Las cifras monetarias ayudan a entender la escala. Según los documentos de la época, se abrió para los insurgentes una línea de crédito secreta de cuatro millones de reales de vellón —equivalente, en los cálculos contemporáneos, a cerca de medio millón de dólares continentales—. Aquella desorbitada cantidad se usó para comprar telas, botas, tiendas y para avalar embarques. Además, Gardoqui y sus más afines colaboradores entregaron sumas en moneda española a representantes americanos: John Jay, por ejemplo, recibió remesas por más de 265.000 pesos en varias entregas que ayudaron a financiar operaciones y a pagar proveedores.
¿Pero qué se mandaba exactamente a aquellas colonias en guerra?
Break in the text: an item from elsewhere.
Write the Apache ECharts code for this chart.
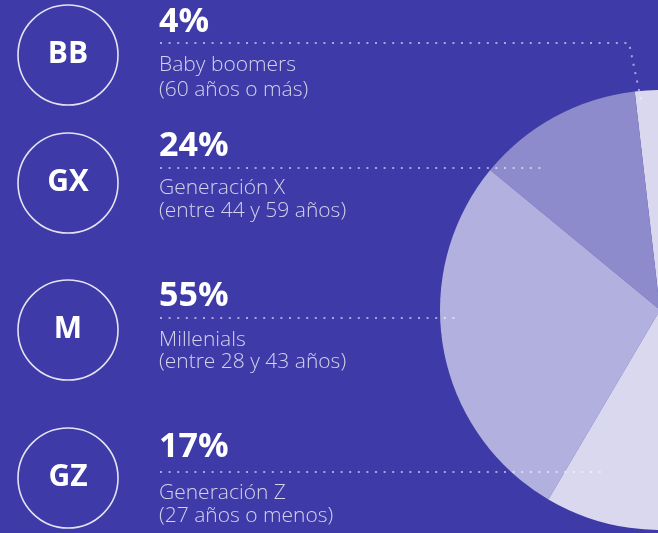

Las partidas no eran simbólicas: además de cientos de mantas fabricadas entre Burgos y Palencia —conocidas al otro lado del océano como «Palencia blankets», se exportaron tiendas de campaña, botas, telas para uniformes y el propio diseño de prendas. Un memorando de aquellos años aún conserva los precios unitarios: un uniforme completo en España sumaba aproximadamente 172 riales de vellón según el inventario que Gardoqui remitió a Arthur Lee, con desglose de casaca, chaleco, calzas, sombrero, calcetines y zapatos. Es decir, eran envíos pensados para equipar contingentes enteros.
La pólvora y los proyectiles circularon por rutas distintas, muchas veces vía Nueva Orleans y el Mississippi. Todo formaba parte de un engranaje disimulado: Gobernadores españoles en Luisiana —primero Luis de Unzaga y luego Bernardo de Gálvez— facilitaron transferencias de munición y coordinaron el paso de cargas que, protegidas por la bandera española y por intermediarios como Oliver Pollock, alcanzaron fortalezas del Oeste y del Norte.
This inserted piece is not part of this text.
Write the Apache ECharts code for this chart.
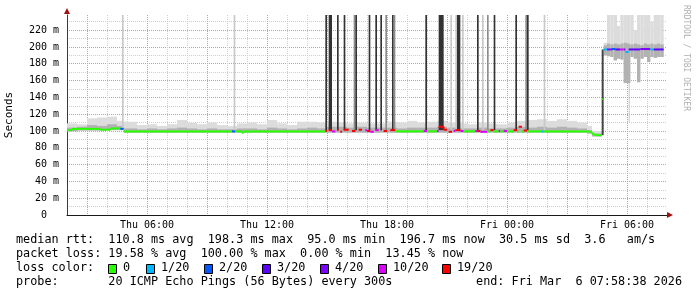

En archivos y bibliotecas estadounidenses aún se encuentran casos documentados muestran envíos que finalmente llegaron a Fort Pitt y otros puntos fronterizos. La logística implicaba remontar el Mississippi en grandes embarcaciones de fondo plano —los llamados batteaux— cargadas con barriles de pólvora y armas rumbo a los fuertes del interior, numerosos trasbordos en La Habana y rutas costeando para evitar la vigilancia británica. Esas remesas de pólvora a las plazas del Oeste fueron decisivas para contener amenazas británicas en la cuenca del Ohio.
¿Tuvo todo eso impacto real en campaña? Definitivamente sí. Los uniformes, mantas y botas ayudaron a que los soldados no sucumbieran al frío en inviernos duros —Valley Forge aparece, repetidamente, como ejemplo de cómo las partidas extranjeras evitaron un desastre humanitario—, y la pólvora y las armas reasignadas sostuvieron defensas cruciales en el teatro occidental y en teatros navales secundarios. Los suministros de Gardoqui no ganaron batallas por sí solos, pero mantuvieron la capacidad combativa en momentos en que el aprovisionamiento nativo era insuficiente.
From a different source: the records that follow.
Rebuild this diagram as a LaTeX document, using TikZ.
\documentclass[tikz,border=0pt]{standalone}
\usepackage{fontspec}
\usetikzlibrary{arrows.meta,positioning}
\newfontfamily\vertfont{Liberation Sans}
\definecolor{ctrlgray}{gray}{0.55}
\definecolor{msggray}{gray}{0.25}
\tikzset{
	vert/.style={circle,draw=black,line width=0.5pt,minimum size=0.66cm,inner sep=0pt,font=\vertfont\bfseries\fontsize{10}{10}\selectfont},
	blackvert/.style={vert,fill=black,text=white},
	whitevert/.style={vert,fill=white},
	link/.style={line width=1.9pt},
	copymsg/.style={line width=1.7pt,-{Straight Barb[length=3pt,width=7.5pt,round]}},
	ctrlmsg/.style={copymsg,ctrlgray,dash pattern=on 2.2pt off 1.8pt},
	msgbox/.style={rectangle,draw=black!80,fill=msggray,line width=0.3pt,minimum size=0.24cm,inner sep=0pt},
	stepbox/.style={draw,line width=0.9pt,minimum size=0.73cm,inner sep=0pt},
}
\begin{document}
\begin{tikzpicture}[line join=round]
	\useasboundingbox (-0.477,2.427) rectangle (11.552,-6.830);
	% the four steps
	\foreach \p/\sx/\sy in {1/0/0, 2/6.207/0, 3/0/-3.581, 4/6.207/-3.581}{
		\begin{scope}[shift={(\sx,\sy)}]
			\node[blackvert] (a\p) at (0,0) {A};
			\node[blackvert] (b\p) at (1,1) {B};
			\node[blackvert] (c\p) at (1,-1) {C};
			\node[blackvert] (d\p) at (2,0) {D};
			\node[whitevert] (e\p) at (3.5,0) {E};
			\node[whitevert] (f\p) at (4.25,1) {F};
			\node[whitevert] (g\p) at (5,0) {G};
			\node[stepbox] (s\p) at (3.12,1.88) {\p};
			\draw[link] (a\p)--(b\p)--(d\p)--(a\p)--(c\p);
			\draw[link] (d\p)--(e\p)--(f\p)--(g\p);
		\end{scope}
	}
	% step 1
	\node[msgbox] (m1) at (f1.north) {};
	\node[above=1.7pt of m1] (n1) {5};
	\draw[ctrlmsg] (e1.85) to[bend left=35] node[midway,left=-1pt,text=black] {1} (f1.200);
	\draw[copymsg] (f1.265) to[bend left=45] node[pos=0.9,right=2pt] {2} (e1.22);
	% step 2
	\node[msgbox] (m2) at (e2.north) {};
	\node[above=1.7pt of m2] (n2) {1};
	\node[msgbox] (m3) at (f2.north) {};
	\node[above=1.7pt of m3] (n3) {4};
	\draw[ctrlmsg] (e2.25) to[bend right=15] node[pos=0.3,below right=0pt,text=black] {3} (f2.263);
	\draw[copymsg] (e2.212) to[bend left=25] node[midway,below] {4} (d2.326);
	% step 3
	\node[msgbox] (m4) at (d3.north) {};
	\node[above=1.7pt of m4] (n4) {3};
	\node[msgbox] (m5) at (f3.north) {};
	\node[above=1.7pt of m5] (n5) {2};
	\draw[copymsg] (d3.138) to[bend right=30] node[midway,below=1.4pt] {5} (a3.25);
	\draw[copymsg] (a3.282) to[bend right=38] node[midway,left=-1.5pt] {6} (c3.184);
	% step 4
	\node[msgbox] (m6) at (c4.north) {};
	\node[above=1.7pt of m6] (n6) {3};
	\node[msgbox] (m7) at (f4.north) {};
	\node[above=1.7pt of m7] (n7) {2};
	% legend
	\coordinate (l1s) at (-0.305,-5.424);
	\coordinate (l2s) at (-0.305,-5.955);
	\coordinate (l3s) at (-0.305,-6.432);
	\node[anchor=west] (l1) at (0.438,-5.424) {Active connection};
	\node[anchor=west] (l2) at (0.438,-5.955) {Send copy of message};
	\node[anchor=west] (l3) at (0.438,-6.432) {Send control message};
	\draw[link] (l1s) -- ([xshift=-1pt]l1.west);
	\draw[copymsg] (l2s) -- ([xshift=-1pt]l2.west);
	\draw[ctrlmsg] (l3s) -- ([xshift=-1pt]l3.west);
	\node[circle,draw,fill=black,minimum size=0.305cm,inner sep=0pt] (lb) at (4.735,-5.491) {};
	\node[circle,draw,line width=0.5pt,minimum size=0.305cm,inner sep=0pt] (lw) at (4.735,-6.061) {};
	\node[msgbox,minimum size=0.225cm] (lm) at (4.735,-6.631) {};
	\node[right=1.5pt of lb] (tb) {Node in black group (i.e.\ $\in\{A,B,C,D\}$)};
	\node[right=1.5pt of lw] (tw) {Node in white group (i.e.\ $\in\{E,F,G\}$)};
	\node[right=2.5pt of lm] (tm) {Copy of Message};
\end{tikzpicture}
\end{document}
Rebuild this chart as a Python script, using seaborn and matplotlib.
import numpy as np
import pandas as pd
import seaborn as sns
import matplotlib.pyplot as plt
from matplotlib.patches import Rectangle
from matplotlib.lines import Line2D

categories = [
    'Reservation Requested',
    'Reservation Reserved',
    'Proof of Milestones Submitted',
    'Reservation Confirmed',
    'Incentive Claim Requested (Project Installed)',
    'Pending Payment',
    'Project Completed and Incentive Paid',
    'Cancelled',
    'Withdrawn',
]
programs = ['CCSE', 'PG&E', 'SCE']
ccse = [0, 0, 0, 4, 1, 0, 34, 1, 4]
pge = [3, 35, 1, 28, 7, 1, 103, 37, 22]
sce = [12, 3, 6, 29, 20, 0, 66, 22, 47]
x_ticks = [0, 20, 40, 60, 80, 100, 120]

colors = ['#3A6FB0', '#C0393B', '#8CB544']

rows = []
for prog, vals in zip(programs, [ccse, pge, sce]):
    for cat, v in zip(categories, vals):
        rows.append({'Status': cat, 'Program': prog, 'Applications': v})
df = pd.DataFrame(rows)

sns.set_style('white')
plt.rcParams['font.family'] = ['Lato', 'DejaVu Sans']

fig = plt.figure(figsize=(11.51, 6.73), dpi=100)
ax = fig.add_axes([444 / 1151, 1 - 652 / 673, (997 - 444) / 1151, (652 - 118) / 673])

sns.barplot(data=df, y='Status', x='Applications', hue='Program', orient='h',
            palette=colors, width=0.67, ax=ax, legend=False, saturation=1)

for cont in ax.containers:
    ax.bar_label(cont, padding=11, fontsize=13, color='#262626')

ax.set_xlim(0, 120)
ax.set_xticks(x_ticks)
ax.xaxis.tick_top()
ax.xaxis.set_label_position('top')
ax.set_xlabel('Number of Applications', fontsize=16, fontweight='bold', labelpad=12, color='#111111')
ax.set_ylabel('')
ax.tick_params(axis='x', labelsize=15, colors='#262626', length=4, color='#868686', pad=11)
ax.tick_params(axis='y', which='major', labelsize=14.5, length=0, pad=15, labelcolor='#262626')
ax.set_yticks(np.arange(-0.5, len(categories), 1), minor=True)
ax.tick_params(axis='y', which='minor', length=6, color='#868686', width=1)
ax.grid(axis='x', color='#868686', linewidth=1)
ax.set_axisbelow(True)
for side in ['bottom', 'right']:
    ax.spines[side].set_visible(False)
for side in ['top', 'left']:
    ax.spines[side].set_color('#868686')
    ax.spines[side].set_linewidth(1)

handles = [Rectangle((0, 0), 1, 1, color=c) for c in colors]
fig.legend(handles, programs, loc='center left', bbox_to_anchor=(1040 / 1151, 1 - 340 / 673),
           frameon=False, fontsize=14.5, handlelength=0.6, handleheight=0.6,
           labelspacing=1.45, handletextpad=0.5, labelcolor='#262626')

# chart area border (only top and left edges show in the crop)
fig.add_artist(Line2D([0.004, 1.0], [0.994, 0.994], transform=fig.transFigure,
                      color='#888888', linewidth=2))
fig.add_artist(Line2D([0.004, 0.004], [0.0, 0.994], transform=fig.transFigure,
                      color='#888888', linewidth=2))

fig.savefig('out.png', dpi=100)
Y, sin embargo, la memoria pública en los Estados Unidos no ha hecho de Gardoqui una figura central: su nombre permanece en cartas, facturas y libros de cuentas más que en placas o estatuas. En los últimos años proyectos como Unveiling Memories y publicaciones académicas han empezado a rescatar esos papeles y a poner cifras sobre la mesa para que se entienda la magnitud del auxilio hispano. La vida de Gardoqui no fue una anécdota, sino una pieza fundamental del tejido que sostuvo la independencia de las colonias. Su legado sigue indiscutiblemente vivo en los Estados Unidos: del dinero a la pólvora, Gardoqui regaló a los norteamericanos su libertad.